On Nov. 18, the Government Accountability Office (GAO) released a report on the Patient-Centered Outcomes Research Institute, which funds research to compare available treatment options for various diseases and conditions. The federally funded, nonprofit corporation and the Department of Health and Human Services are also required to share the findings of the research.

According to the report, the institute met its goal of getting its research cited in more news and online sources. HHS took steps to assess its effectiveness in sharing findings and getting them implemented. Both plan to comprehensively evaluate their efforts in the future.

Find the full report here.

GAO: COVID-19 - Federal Efforts Accelerate Vaccine and Therapeutic Development, But More Transparency Needed on Emergency Use Authorizations

On Nov. 17, the Government Accountability Office (GAO) released a report on the transparency of accelerated efforts to develop vaccines and therapeutics for COVID-19 through Operation Warp Speed. The Food and Drug Administration (FDA) has so far issued four emergency use authorizations (EUAs) that temporarily allow use of unapproved therapeutics.

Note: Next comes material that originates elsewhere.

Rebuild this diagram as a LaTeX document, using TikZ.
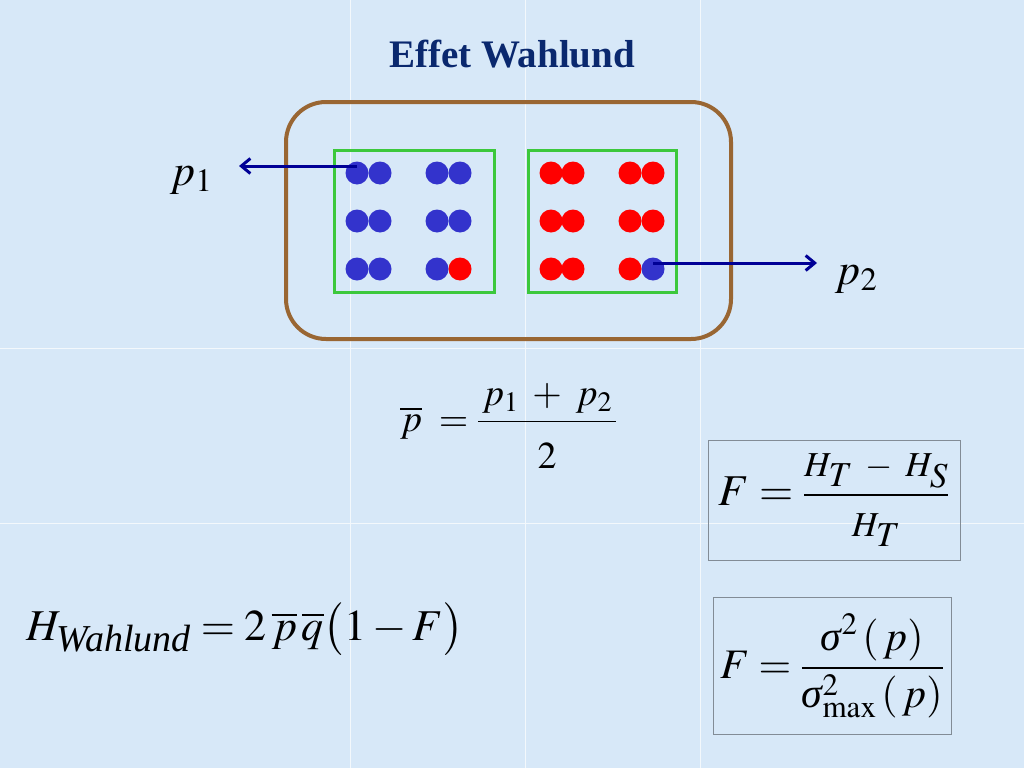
\documentclass[tikz,border=0pt]{standalone}
\usepackage{amsmath}
\usepackage{mathptmx}
\usepackage[no-math]{fontspec}
\setmainfont{Liberation Serif}
\usetikzlibrary{arrows.meta}
\definecolor{bgblue}{RGB}{215,232,248}
\definecolor{titleblue}{RGB}{10,40,110}
\definecolor{boxbrown}{RGB}{153,102,51}
\definecolor{boxgreen}{RGB}{60,200,60}
\definecolor{dotblue}{RGB}{51,51,204}
\definecolor{dotred}{RGB}{255,0,0}
\definecolor{arrowblue}{RGB}{0,0,150}
\definecolor{framegray}{RGB}{130,140,150}
\tikzset{>={Straight Barb[length=9pt,width=15pt]}}
\newcommand{\sig}{\mbox{\itshape σ}}

\begin{document}
\begin{tikzpicture}[x=1pt,y=-1pt]
\useasboundingbox (0,0) rectangle (1024,768);
\fill[bgblue] (0,0) rectangle (1024,768);
\draw[white,line width=1pt,opacity=0.7] (350,0) -- (350,768) (525,0) -- (525,768)
    (700,0) -- (700,768) (0,348) -- (1024,348) (0,523) -- (1024,523);

\node[font=\fontsize{39}{44}\selectfont\bfseries,text=titleblue,anchor=base] (title) at (512,67) {Effet Wahlund};

% population totale et sous-populations
\draw[boxbrown,line width=4pt,rounded corners=40pt] (286,102) rectangle (731,339);
\draw[boxgreen,line width=3pt] (334,150) rectangle (494,292);
\draw[boxgreen,line width=3pt] (528,150) rectangle (676,292);

\begin{scope}[every node/.style={circle,inner sep=0pt,minimum size=23pt,fill=dotblue}]
\node (a1) at (357,173) {};
\node (a2) at (380,173) {};
\node (a3) at (437,173) {};
\node (a4) at (460,173) {};
\node (a5) at (357,221) {};
\node (a6) at (380,221) {};
\node (a7) at (437,221) {};
\node (a8) at (460,221) {};
\node (a9) at (357,269) {};
\node (a10) at (380,269) {};
\node (a11) at (437,269) {};
\node (b12) at (653,269) {};
\end{scope}
\begin{scope}[every node/.style={circle,inner sep=0pt,minimum size=23pt,fill=dotred}]
\node (a12) at (460,269) {};
\node (b1) at (551,173) {};
\node (b2) at (573,173) {};
\node (b3) at (630,173) {};
\node (b4) at (653,173) {};
\node (b5) at (551,221) {};
\node (b6) at (573,221) {};
\node (b7) at (630,221) {};
\node (b8) at (653,221) {};
\node (b9) at (551,269) {};
\node (b10) at (573,269) {};
\node (b11) at (630,269) {};
\end{scope}

\begin{scope}[every node/.style={anchor=base west,inner sep=0pt,font=\fontsize{44}{48}\selectfont}]
\node (p1) at (170,185) {$p_1$};
\node (p2) at (835,284) {$p_2$};
\end{scope}
\coordinate (p1end) at (239,166);
\coordinate (p2end) at (817,263);
\draw[->,arrowblue,line width=3pt] (a1.center |- p1end) -- (p1end);
\draw[->,arrowblue,line width=3pt] (b12.center |- p2end) -- (p2end);

% formules
\node[anchor=base west,inner sep=0pt,font=\fontsize{38}{42}\selectfont] (pbar) at (400,431)
    {$\displaystyle \overline{p}\;=\frac{\,p_1\;+\;p_2\,}{\rule{0pt}{1.1em}2}$};
\node[draw=framegray,line width=1pt,minimum width=252pt,minimum height=120pt,inner sep=0pt,
    font=\fontsize{44}{48}\selectfont] (fst) at (834,500)
    {$\displaystyle F = \frac{\mbox{\fontsize{35}{38}\selectfont$H_{\textstyle T}\;-\;H_{\textstyle S}$}}
    {\mbox{\fontsize{35}{38}\selectfont$H_{\textstyle T}$}}$};
\node[draw=framegray,line width=1pt,minimum width=238pt,minimum height=137pt,inner sep=0pt,
    font=\fontsize{42}{46}\selectfont] (fsig) at (832,666)
    {$\displaystyle F = \frac{\sig^2\,(\,p)}{\sig^2_{\max}\,(\,p)}$};
\node[anchor=base west,inner sep=0pt,font=\fontsize{44}{48}\selectfont] (hw) at (26,640)
    {$H_{\mbox{\fontsize{38}{42}\selectfont\itshape Wahlund}} = 2\,\overline{p}\,\overline{q}\bigl(1-F\bigr)$};
\end{tikzpicture}
\end{document}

With a goal to ensure public trust, GAO recommended the FDA should better communicate the findings of its safety and effectiveness reviews.

Find the recommendations here, and the full report here.

DISCLAIMER: Because of the generality of this update, the information provided herein may not be applicable in all situations and should not be acted upon without specific legal advice based on particular situations.